- [Task goal] Can you transcribe every line exactly and leave the pictures behind?

- [Data]
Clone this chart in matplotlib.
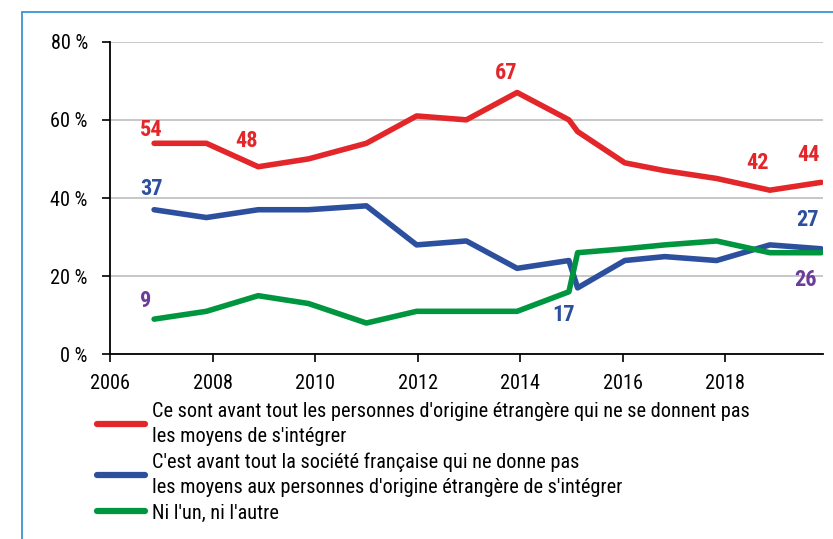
import matplotlib
matplotlib.use("Agg")
import matplotlib.pyplot as plt
from matplotlib import font_manager
from matplotlib.patches import Rectangle

names = {f.name for f in font_manager.fontManager.ttflist}
FONT = "Liberation Sans"
for cand in ["Liberation Sans Narrow", "Roboto Condensed", "Archivo Narrow",
             "PT Sans Narrow", "IBM Plex Sans Condensed", "Fira Sans Condensed"]:
    if cand in names:
        FONT = cand
        break
plt.rcParams["font.family"] = [FONT, "DejaVu Sans"]

# ---- data ----
years = [2006.86, 2007.88, 2008.89, 2009.87, 2011.0, 2011.98, 2012.95, 2013.94,
         2014.95, 2015.12, 2016.04, 2016.82, 2017.83, 2018.87, 2019.87]
red = [54, 54, 48, 50, 54, 61, 60, 67, 60, 57, 49, 47, 45, 42, 44]
blue = [37, 35, 37, 37, 38, 28, 29, 22, 24, 17, 24, 25, 24, 28, 27]
green = [9, 11, 15, 13, 8, 11, 11, 11, 16, 26, 27, 28, 29, 26, 26]
labels = [
    "Ce sont avant tout les personnes d'origine étrangère qui ne se donnent pas\nles moyens de s'intégrer",
    "C'est avant tout la société française qui ne donne pas\nles moyens aux personnes d'origine étrangère de s'intégrer",
    "Ni l'un, ni l'autre",
]
xticks = [2006, 2008, 2010, 2012, 2014, 2016, 2018]
yticks = [0, 20, 40, 60, 80]

RED, BLUE, GREEN, PURPLE = "#e3262a", "#2c4f9e", "#00963f", "#6b3d99"

fig = plt.figure(figsize=(8.33, 5.39), dpi=100)
# outer blue frame
fig.patches.append(Rectangle((22 / 833, -0.1), 1.2, 1 - 12 / 539 + 0.1,
                             transform=fig.transFigure, fill=False,
                             edgecolor="#2a8ad0", linewidth=1.2))

ax = fig.add_axes([110 / 833, 1 - 354.3 / 539, (822.7 - 110) / 833, (354.3 - 41.7) / 539])
ax.set_xlim(2006, 2019.9)
ax.set_ylim(0, 80)

lw = 4.0
kw = dict(lw=lw, solid_capstyle="round", solid_joinstyle="round", zorder=3)
l1, = ax.plot(years, red, color=RED, **kw)
l2, = ax.plot(years, blue, color=BLUE, **kw)
l3, = ax.plot(years, green, color=GREEN, **kw)

ax.set_yticks(yticks)
ax.set_yticklabels([f"{v} %" for v in yticks])
ax.set_xticks(xticks)
ax.set_xticklabels([str(v) for v in xticks])
ax.tick_params(axis="both", labelsize=14.6, colors="black", direction="out", length=6, width=1.2)
ax.tick_params(axis="x", pad=8.5)
ax.tick_params(axis="y", pad=10)
ax.grid(axis="y", color="#bdbdbd", lw=1.2)
ax.set_axisbelow(True)
for s in ["top", "right"]:
    ax.spines[s].set_visible(False)
for s in ["left", "bottom"]:
    ax.spines[s].set_linewidth(1.3)

px = 0.72  # points per pixel

def lab(series, i, dx, dy, color):
    ax.annotate(str(series[i]), (years[i], series[i]), xytext=(dx * px, dy * px),
                textcoords="offset points", ha="center", va="center",
                fontsize=16, fontweight="bold", color=color, zorder=4)

lab(red, 0, -3, 13.5, RED)
lab(red, 2, -12, 26, RED)
lab(red, 7, -11, 19.5, RED)
lab(red, 13, -12.5, 27, RED)
lab(red, 14, -13, 27, RED)
lab(blue, 0, -3, 21, BLUE)
lab(blue, 9, -14, -27.5, BLUE)
lab(blue, 14, -13.7, 28.5, BLUE)
lab(green, 0, -8.5, 18.5, PURPLE)
lab(green, 14, -16, -27, PURPLE)

leg = fig.legend([l1, l2, l3], labels, loc="upper left", bbox_to_anchor=(97 / 833, 1 - 402 / 539),
                 frameon=False, fontsize=14.6, handlelength=2.35, handletextpad=0.35,
                 labelspacing=0.32, borderpad=0, borderaxespad=0)
for t in leg.get_texts():
    t.set_linespacing(1.4)
for h in leg.get_lines():
    h.set_linewidth(4.5)

fig.savefig("out.png", dpi=100)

- [Output]
Clone this chart in matplotlib.
import matplotlib
matplotlib.use("Agg")
import matplotlib.pyplot as plt
from matplotlib import font_manager
from matplotlib.patches import Rectangle

names = {f.name for f in font_manager.fontManager.ttflist}
FONT = "Liberation Sans"
for cand in ["Liberation Sans Narrow", "Roboto Condensed", "Archivo Narrow",
             "PT Sans Narrow", "IBM Plex Sans Condensed", "Fira Sans Condensed"]:
    if cand in names:
        FONT = cand
        break
plt.rcParams["font.family"] = [FONT, "DejaVu Sans"]

# ---- data ----
years = [2006.86, 2007.88, 2008.89, 2009.87, 2011.0, 2011.98, 2012.95, 2013.94,
         2014.95, 2015.12, 2016.04, 2016.82, 2017.83, 2018.87, 2019.87]
red = [54, 54, 48, 50, 54, 61, 60, 67, 60, 57, 49, 47, 45, 42, 44]
blue = [37, 35, 37, 37, 38, 28, 29, 22, 24, 17, 24, 25, 24, 28, 27]
green = [9, 11, 15, 13, 8, 11, 11, 11, 16, 26, 27, 28, 29, 26, 26]
labels = [
    "Ce sont avant tout les personnes d'origine étrangère qui ne se donnent pas\nles moyens de s'intégrer",
    "C'est avant tout la société française qui ne donne pas\nles moyens aux personnes d'origine étrangère de s'intégrer",
    "Ni l'un, ni l'autre",
]
xticks = [2006, 2008, 2010, 2012, 2014, 2016, 2018]
yticks = [0, 20, 40, 60, 80]

RED, BLUE, GREEN, PURPLE = "#e3262a", "#2c4f9e", "#00963f", "#6b3d99"

fig = plt.figure(figsize=(8.33, 5.39), dpi=100)
# outer blue frame
fig.patches.append(Rectangle((22 / 833, -0.1), 1.2, 1 - 12 / 539 + 0.1,
                             transform=fig.transFigure, fill=False,
                             edgecolor="#2a8ad0", linewidth=1.2))

ax = fig.add_axes([110 / 833, 1 - 354.3 / 539, (822.7 - 110) / 833, (354.3 - 41.7) / 539])
ax.set_xlim(2006, 2019.9)
ax.set_ylim(0, 80)

lw = 4.0
kw = dict(lw=lw, solid_capstyle="round", solid_joinstyle="round", zorder=3)
l1, = ax.plot(years, red, color=RED, **kw)
l2, = ax.plot(years, blue, color=BLUE, **kw)
l3, = ax.plot(years, green, color=GREEN, **kw)

ax.set_yticks(yticks)
ax.set_yticklabels([f"{v} %" for v in yticks])
ax.set_xticks(xticks)
ax.set_xticklabels([str(v) for v in xticks])
ax.tick_params(axis="both", labelsize=14.6, colors="black", direction="out", length=6, width=1.2)
ax.tick_params(axis="x", pad=8.5)
ax.tick_params(axis="y", pad=10)
ax.grid(axis="y", color="#bdbdbd", lw=1.2)
ax.set_axisbelow(True)
for s in ["top", "right"]:
    ax.spines[s].set_visible(False)
for s in ["left", "bottom"]:
    ax.spines[s].set_linewidth(1.3)

px = 0.72  # points per pixel

def lab(series, i, dx, dy, color):
    ax.annotate(str(series[i]), (years[i], series[i]), xytext=(dx * px, dy * px),
                textcoords="offset points", ha="center", va="center",
                fontsize=16, fontweight="bold", color=color, zorder=4)

lab(red, 0, -3, 13.5, RED)
lab(red, 2, -12, 26, RED)
lab(red, 7, -11, 19.5, RED)
lab(red, 13, -12.5, 27, RED)
lab(red, 14, -13, 27, RED)
lab(blue, 0, -3, 21, BLUE)
lab(blue, 9, -14, -27.5, BLUE)
lab(blue, 14, -13.7, 28.5, BLUE)
lab(green, 0, -8.5, 18.5, PURPLE)
lab(green, 14, -16, -27, PURPLE)

leg = fig.legend([l1, l2, l3], labels, loc="upper left", bbox_to_anchor=(97 / 833, 1 - 402 / 539),
                 frameon=False, fontsize=14.6, handlelength=2.35, handletextpad=0.35,
                 labelspacing=0.32, borderpad=0, borderaxespad=0)
for t in leg.get_texts():
    t.set_linespacing(1.4)
for h in leg.get_lines():
    h.set_linewidth(4.5)

fig.savefig("out.png", dpi=100)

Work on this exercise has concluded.